Since the arrival of the Kindle, the tension between Amazon and the publishers has become an open battle. The conflict reflects not only business antagonism amid technological change but a division between the two coasts, with different cultural styles and a philosophical disagreement about what techies call “disruption.”

“Book publishing always has a rhetoric of the fallen age,” a senior editor at a major house told me. “It was always better before you got here. The tech guys—it’s always better if you just get out of my way and give me what I want. It’s always future-perfect.” He went on, “Their whole thing is ‘Let’s take somebody’s face and innovate on it. There’s an old lady—we don’t know we’re innovating unless she’s screaming.’ A lot of it is thoughtless innovation.” . . . .

"Book publishers’ dependence on Amazon, however unwilling, keeps growing. Amazon constitutes a third of one major house’s retail sales on a given week, with the growth chart pointing toward fifty per cent.
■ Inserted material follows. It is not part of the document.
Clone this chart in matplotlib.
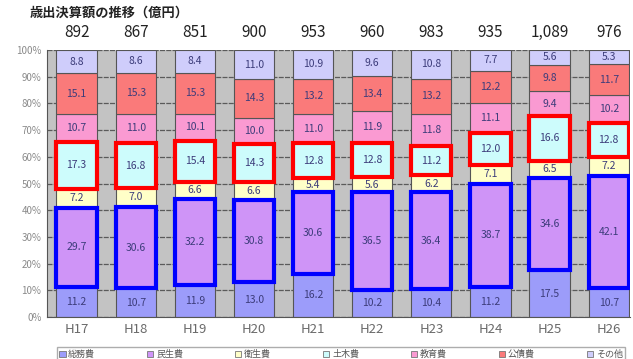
import matplotlib
matplotlib.use("Agg")
import matplotlib.pyplot as plt
from matplotlib.patches import Rectangle, Patch
import numpy as np

plt.rcParams['font.family'] = ['Noto Sans CJK JP', 'DejaVu Sans']

years = ["H17", "H18", "H19", "H20", "H21", "H22", "H23", "H24", "H25", "H26"]
totals = ["892", "867", "851", "900", "953", "960", "983", "935", "1,089", "976"]
categories = ["総務費", "民生費", "衛生費", "土木費", "教育費", "公債費", "その他"]

somu    = [11.2, 10.7, 11.9, 13.0, 16.2, 10.2, 10.4, 11.2, 17.5, 10.7]
minsei  = [29.7, 30.6, 32.2, 30.8, 30.6, 36.5, 36.4, 38.7, 34.6, 42.1]
eisei   = [7.2, 7.0, 6.6, 6.6, 5.4, 5.6, 6.2, 7.1, 6.5, 7.2]
doboku  = [17.3, 16.8, 15.4, 14.3, 12.8, 12.8, 11.2, 12.0, 16.6, 12.8]
kyoiku  = [10.7, 11.0, 10.1, 10.0, 11.0, 11.9, 11.8, 11.1, 9.4, 10.2]
kousai  = [15.1, 15.3, 15.3, 14.3, 13.2, 13.4, 13.2, 12.2, 9.8, 11.7]
sonota  = [8.8, 8.6, 8.4, 11.0, 10.9, 9.6, 10.8, 7.7, 5.6, 5.3]

series = [somu, minsei, eisei, doboku, kyoiku, kousai, sonota]
colors = ["#9c9cfa", "#cf94f7", "#ffffc8", "#cdfcfc", "#fa9ad2", "#fa7a7a", "#cfcdfb"]
box_colors = {1: "#0000ff", 3: "#ff0000"}

fig = plt.figure(figsize=(6.33, 3.59), dpi=100)
ax = fig.add_axes([47 / 633, 42 / 359, 583 / 633, 267 / 359])
ax.set_facecolor("#c3c3c3")

x = np.arange(len(years))
width = 0.68
bottom = np.zeros(len(years))
for k, (vals, col) in enumerate(zip(series, colors)):
    vals = np.array(vals)
    ax.bar(x, vals, width, bottom=bottom, color=col, edgecolor="#555555",
           linewidth=0.8, zorder=2)
    for i in range(len(years)):
        ax.text(x[i], bottom[i] + vals[i] / 2, f"{vals[i]:.1f}", ha="center",
                va="center", fontsize=7.5, color="#3c3c7a", zorder=4)
        if k in box_colors:
            ax.add_patch(Rectangle((x[i] - width / 2, bottom[i]), width, vals[i],
                                   fill=False, edgecolor=box_colors[k],
                                   linewidth=3, zorder=5))
    bottom += vals

ax.set_ylim(0, 100)
ax.set_xlim(-0.5, 9.36)
ax.set_yticks(np.arange(0, 101, 10))
ax.set_yticklabels([f"{v}%" for v in range(0, 101, 10)], fontsize=7, color="#8a8a8a")
ax.set_xticks(x)
ax.set_xticklabels(years, fontsize=9.5, color="#6a6a6a")
ax.tick_params(axis="both", length=0, pad=4)
ax.yaxis.grid(True, color="#5a5a5a", linewidth=0.9, linestyle=(0, (4, 1)), zorder=1)
ax.set_axisbelow(True)
for s in ["top", "right"]:
    ax.spines[s].set_visible(False)
ax.spines["left"].set_color("#555555")
ax.spines["bottom"].set_color("#555555")

for i, t in enumerate(totals):
    ax.text(x[i], 106.5, t, ha="center", va="center", fontsize=11, color="#222222",
            clip_on=False)

fig.text(30 / 633, 1 - 13 / 359, "歳出決算額の推移（億円）", fontsize=9.5,
         fontweight="bold", color="#222222", va="center", ha="left")

handles = [Patch(facecolor=c, edgecolor="#777777", linewidth=0.6) for c in colors]
fig.legend(handles, categories, loc="lower left", ncol=7, mode="expand",
           bbox_to_anchor=(52 / 633, -0.02, 578 / 633, 20 / 359), fontsize=6.5,
           frameon=True, edgecolor="#999999", fancybox=False, handlelength=0.7,
           handleheight=0.7, handletextpad=0.3, borderpad=0.3, labelcolor="#555555")

fig.savefig("out.png", dpi=100, facecolor="white")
By contrast, independents represent under ten per cent, and one New York editor said that only a third of the three thousand brick-and-mortar bookstores still in existence would remain financially healthy if publishers didn’t waive certain terms of payment. Jane Friedman, the former Random House and HarperCollins executive, who now runs a digital publisher called Open Road Integrated Media, told me, “If there wasn’t an Amazon today, there probably wouldn’t be a book business.” The senior editor who met Grandinetti said, “They’re our biggest customer, we want them to succeed. As I recover from being punched in the face by Amazon, I also worry: What if they are a bubble? What if the stock market suddenly says, ‘We want a profit’? You don’t want your father who abuses you physically to lose his job.”

"In 2009, after a career at publishers large and small, Robinson was laid off by Scribner, amid downsizing. Faced with his own professional extinction, and perhaps the industry’s, he co-founded a new company, OR Books, with a different business model. Robinson did research and found that fifty to sixty per cent of the list price of a book goes to Amazon or to another retailer. When he was starting out, in the eighties, that figure was more like thirty or forty per cent. A small-to-midsize publisher has to spend between ten and fifteen per cent on sales, warehousing, and shipping. This leaves little more than twenty-five per cent of the book’s price for editorial counsel, production costs, publicity, paying the author, and whatever profit might be left over. A shared sensibility for a certain kind of fiction or nonfiction writing unites everyone along the way: authors, agents, editors, designers, marketers, reviewers, readers. “The only point at which Bezos enters that chain is to take all the money and the e-mail address of the buyer,” Robinson said. “There’s an entire community of people, and Bezos stands in the middle of it and collects the money.”

"Instead of going through Amazon, OR Books sells directly to customers, using printers in Minnesota and the U.K. It pays about fifteen per cent to the printer and keeps the rest. “After four years, we’re just profitable,” Robinson told me. “It works.”

"To the Big Five, locked in a death struggle with Amazon and the distracted American reader, this kind of experimentation might seem unrealistic. To survive, they are trying to broaden their distribution channels, not narrow them. But Andrew Wylie thinks that it’s exactly what a giant like Penguin Random House should do. “If they did, in my opinion they would save the industry. They’d lose thirty per cent of their sales, but they would have an additional thirty per cent for every copy they sold, because they’d be selling directly to consumers. The industry thinks of itself as Proctor & Gamble. What gave publishers the idea that this was some big goddam business? It’s not—it’s a tiny little business, selling to a bunch of odd people who read."